[논문분석] Railroad is not a Train: Saliency as Pseudo-pixel Supervision for Weakly Supervised Semantic Segmentation (CVPR 2021)
한줄요약 ✔
- WSSS 사용할 시 Image-level weak supervision의 한계.
- sparse object coverage
- inaccurate object boundary
- co-occurring pixels from non-target objects
- Explicit Pseudo-pixel Supervision (EPS): two weak supervision으로 pixel-level feedback을 얻는다.
localization map
\(\rightarrow\) distingusih different objects.- CAM(Class Activation Map)으로 생성.
saliency map
\(\rightarrow\) rich boundary information.- Saliency detection model으로 생성.
Preliminaries 🍱
- 일반적으로 WSSS의 전체적인 파이프라인은 two stage로 구성되어 있다.

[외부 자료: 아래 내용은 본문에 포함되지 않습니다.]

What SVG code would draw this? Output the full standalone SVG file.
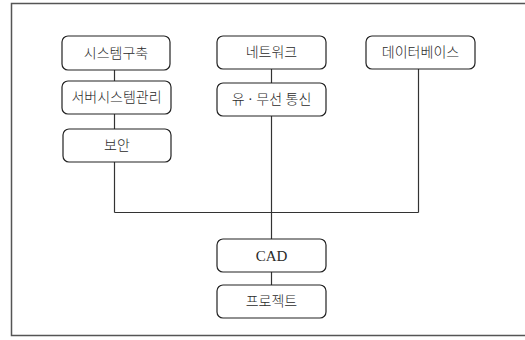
<svg xmlns="http://www.w3.org/2000/svg" width="525" height="340" viewBox="0 0 525 340">
  <style>
    .frame { fill: none; stroke: #555; stroke-width: 1.5; }
    .box { fill: #fff; stroke: #222; stroke-width: 1.2; }
    .wire { fill: none; stroke: #333; stroke-width: 1.2; }
    .label { font-family: "Liberation Serif", "Noto Sans CJK KR", serif; font-size: 14px; font-weight: 300; fill: #2a2a2a; text-anchor: middle; dominant-baseline: central; }
    .latin { font-size: 15px; font-weight: 400; }
  </style>
  <rect width="525" height="340" fill="#fff"/>
  <!-- outer frame (right side runs past the canvas) -->
  <path class="frame" d="M527 3.5 H11.5 V335.5 H527"/>

  <g id="connectors">
    <line class="wire" x1="114.5" y1="70" x2="114.5" y2="81"/>
    <line class="wire" x1="114.5" y1="114" x2="114.5" y2="129"/>
    <line class="wire" x1="114.5" y1="162" x2="114.5" y2="212.5"/>
    <line class="wire" x1="271.5" y1="69" x2="271.5" y2="83"/>
    <line class="wire" x1="271.5" y1="116" x2="271.5" y2="239"/>
    <line class="wire" x1="418.5" y1="69" x2="418.5" y2="212.5"/>
    <line class="wire" x1="114.5" y1="212.5" x2="418.5" y2="212.5"/>
    <line class="wire" x1="271.5" y1="272" x2="271.5" y2="285"/>
  </g>

  <g id="n-system">
    <rect class="box" x="62" y="36" width="108" height="34" rx="6"/>
    <text class="label" x="116" y="53">시스템구축</text>
  </g>
  <g id="n-server">
    <rect class="box" x="62" y="81" width="109" height="33" rx="6"/>
    <text class="label" x="116.5" y="97.5">서버시스템관리</text>
  </g>
  <g id="n-security">
    <rect class="box" x="63" y="129" width="108" height="33" rx="6"/>
    <text class="label" x="117" y="145.5">보안</text>
  </g>
  <g id="n-network">
    <rect class="box" x="217" y="36" width="109" height="33" rx="6"/>
    <text class="label" x="271.5" y="52.5">네트워크</text>
  </g>
  <g id="n-comm">
    <rect class="box" x="217" y="83" width="109" height="33" rx="6"/>
    <text class="label" x="271.5" y="99.5">유 · 무선 통신</text>
  </g>
  <g id="n-db">
    <rect class="box" x="366" y="36" width="109" height="33" rx="6"/>
    <text class="label" x="420.5" y="52.5">데이터베이스</text>
  </g>
  <g id="n-cad">
    <rect class="box" x="217" y="239" width="109" height="33" rx="6"/>
    <text class="label latin" x="271.5" y="255.5">CAD</text>
  </g>
  <g id="n-project">
    <rect class="box" x="217" y="285" width="109" height="33" rx="6"/>
    <text class="label" x="271.5" y="301.5">프로젝트</text>
  </g>
</svg>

- pseudo-mask 생성 (image classifier 이용).
- pseudo-mask를 GT로 사용하여 각 iteration마다 GT 갱신하며 recursive하게 segmentation model 학습.
Challenges and Main Idea💣
C1) sparse object coverage
C2) inaccurate object boundary
C3) co-occurring pixels from non-target objects
Idea) Explicit Pseudo-pixel Supervision (EPS) 제안
Problem Definition ❤️
Given a weak dataset \(\mathcal{D}\).
Return a model \(\mathcal{S}\).
Such that \(\mathcal{S}\) approximates the performance of its fully-supervised model \(\mathcal{T}\).
Proposed Method 🧿
Model Architecture (EPS)
[Figure 2]
- Background를 포함해서 \(C+1\)개의 class로 분류하는 classifier로 \(C+1\)개의 localization map을 생성해서 saliency map과 비교한다.
- Foreground
- \(C\)개의 localization map을 합쳐서 foreground map을 생성하고, 이를 saliency map과 매칭시킨다. ⇒ improving boundaries of objects.
- Background
- background localization map과 saliency map의 바깥부분 \((1−M_s)\) 을 매칭시킨다. ⇒ mitigate the co-occuring pixels of non-target objects.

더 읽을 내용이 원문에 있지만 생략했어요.